Is It Possible to Measure Nationalism? Recent Theories of Pervasiveness and Intensity of Nationhood: A Critical Appraisal
Tchavdar Marinov (2020 - 2021)
The present research project seeks to explore the analytical potential but also the limits of the most recent theories of pervasiveness and intensity of national categories, identities, and ideologies. While, conceptually, the project focuses on the theories of ‘national indifference’ and of ‘weak nationalism’ and, geographically, on the Balkan area, its more general ambition is to contribute to the ongoing debates on temporality and social diffusion of nationalism in modern Europe. By crediting ‘national indifference’ an explanatory value, the proposed research tries to understand often obscured by national historians self-identifications and external categorizations of modern and contemporary societies since the late nineteenth century; it surveys practical choices and reasons of (non-)élite populations but it also tackles epistemological problems related to their study. By analyzing the opposition between ‘weak’ and ‘strong’ forms of nationalism, the present project also questions the methodological coherence of this and similar distinctions. Through a critical appraisal of theories, the project attempts to shed light on questions such as the temporal scales of the spread of nationalism, the social logics of loyalty and pragmatism, the relationship between identity and interest as well as the extent to which nationalism is not only qualifiable but also quantifiable.
Hieromonk Panteleimon, Prohegоumenos and Archimandritis of Hilandar Monastery: Style and Language Strategies of an “Excellent Preacher”
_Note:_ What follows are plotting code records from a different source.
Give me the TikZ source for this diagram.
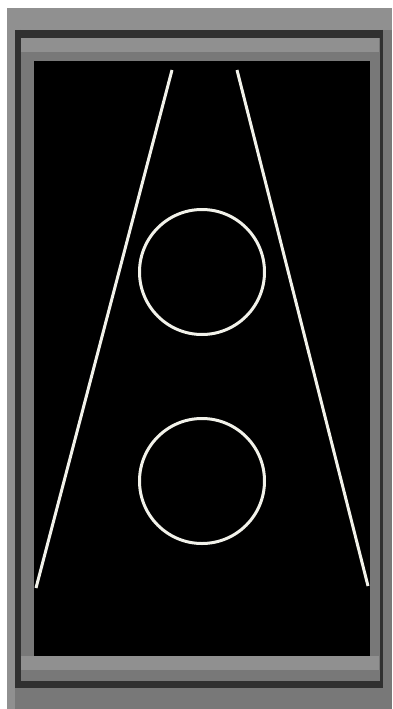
\documentclass[tikz,border=0pt]{standalone}
\usepackage{tikz}
\usetikzlibrary{positioning,calc}
\definecolor{FrameGray}{HTML}{787878}
\definecolor{FrameLight}{HTML}{909090}
\definecolor{FrameDark}{HTML}{303030}
\definecolor{ChalkWhite}{HTML}{F2F2EA}

\begin{document}
\begin{tikzpicture}[x=1pt,y=-1pt]
  \useasboundingbox (0,0) rectangle (392,709);
  \fill[white] (0,0) rectangle (392,709);
  % frame
  \fill[FrameGray] (7,8) rectangle (392,709);
  \fill[FrameLight] (7,8) rectangle (392,30);
  \fill[FrameLight] (7,8) rectangle (15,709);
  \fill[FrameDark] (15,30) rectangle (383,38);
  \fill[FrameDark] (15,681) rectangle (383,688);
  \draw[FrameDark,line width=6pt] (18,30) -- (18,688);
  \draw[FrameDark,line width=3pt] (381,30) -- (381,688);
  \fill[FrameLight] (21,38) rectangle (379,52);
  \fill[FrameLight] (21,656) rectangle (379,670);
  % board
  \fill[black] (34,61) rectangle (370,656);
  \coordinate (lt) at (172,70);
  \coordinate (lb) at (36,588);
  \coordinate (rt) at (237,70);
  \coordinate (rb) at (368,586);
  \draw[ChalkWhite,line width=3pt] (lt) -- (lb);
  \draw[ChalkWhite,line width=3pt] (rt) -- (rb);
  \node[circle,draw=ChalkWhite,line width=3pt,minimum size=125pt,inner sep=0pt] (upper) at (202,272) {};
  \node[circle,draw=ChalkWhite,line width=3pt,minimum size=125pt,inner sep=0pt] (lower) at (202,481) {};
\end{tikzpicture}
\end{document}
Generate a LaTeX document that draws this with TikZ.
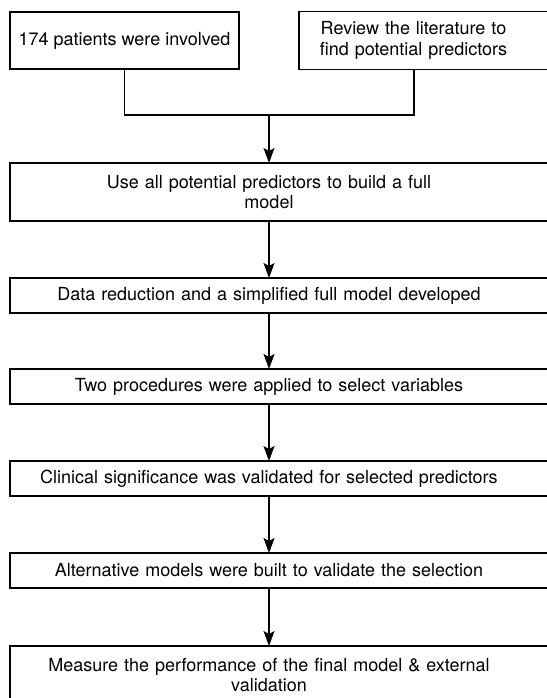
\documentclass[tikz,border=0pt]{standalone}
\usepackage{fontspec}
\setmainfont{TeX Gyre Heros}
\usepackage{tikz}
\usetikzlibrary{arrows.meta, positioning}

\begin{document}
\begin{tikzpicture}[
  x=1pt, y=-1pt,
  node distance=57pt,
  font=\fontsize{18}{20.5}\selectfont,
  box/.style={draw, line width=1.1pt, outer sep=0pt, inner xsep=5pt, inner ysep=3pt, align=center},
  stepbox/.style={box, minimum height=35pt, text width=528pt, execute at begin node={\advance\rightskip by 20pt}},
  tall/.style={minimum height=58pt},
  line/.style={line width=1.2pt},
  arr/.style={line, -{Stealth[length=15pt, width=11pt, inset=3pt]}}
]
  \useasboundingbox (0,0) rectangle (546,698);

  % sources
  \node[box, minimum width=229pt, minimum height=57pt] (pat) at (124.5,40.5) {174 patients were involved};
  \node[box, tall, text width=239pt, execute at begin node={\advance\rightskip by 20pt}] (rev) at (423.5,40.5) {Review the literature to\\find potential predictors};

  \coordinate (join) at (269,115);
  \coordinate (spine) at (269,0);
  \coordinate (revx) at (414,0);

  % main steps
  \node[stepbox, tall] (full) at (279,192) {Use all potential predictors to build a full\\model};
  \node[stepbox, below=of full] (reduce) {Data reduction and a simplified full model developed};
  \node[stepbox, below=56pt of reduce] (select) {Two procedures were applied to select variables};
  \node[stepbox, below=of select] (clin) {Clinical significance was validated for selected predictors};
  \node[stepbox, below=of clin] (alt) {Alternative models were built to validate the selection};
  \node[stepbox, tall, below=58pt of alt] (perf) {Measure the performance of the final model \& external\\validation};

  \draw[line] (pat.south) |- (join) -| (rev.south -| revx);
  \draw[arr] (join) -- (full.north -| join);
  \draw[arr] (full.south -| spine) -- (reduce.north -| spine);
  \draw[arr] (reduce.south -| spine) -- (select.north -| spine);
  \draw[arr] (select.south -| spine) -- (clin.north -| spine);
  \draw[arr] (clin.south -| spine) -- (alt.north -| spine);
  \draw[arr] (alt.south -| spine) -- (perf.north -| spine);
\end{tikzpicture}
\end{document}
Margaret Dimitrova (2019 - 2020)
This project approaches the activities of a 19th-century monk qualified as an “excellent preacher” by a country fellow of him. In Ruse in 1809, Hieromonk Panteleimon, prohegoumenos of Hilandar Monastery, copied Priest Stoiko Vladislavov’s version of Slavonic-Bulgarian History by Paisii of Hilandar. He paraphrased many sentences and added new information, thus generating a new version of the History that became popular. The objectives of the research proposed are five: a) through collation of four manuscript copies of Paisii’s work, to characterize the Vorlage (antigraph) of Panteleimon, that is, the underlying text; b) to examine Panteleimon’s use of additional sources viewed as metatexts; c) to analyze his narrative techniques and choices seen as reflection of his mentality, knowledge and strives of a monk with many duties and various social contacts; d) to study the dissemination of Panteleimon’s version through manuscript copies and to discuss the changes made by later copyists and marginalia of readers showing their attitudes towards the text; e) to design two digital maps: one of Panteleimon’s travelling and another of the copies of his work demonstrating the links amongst them and places in which they were produced and used.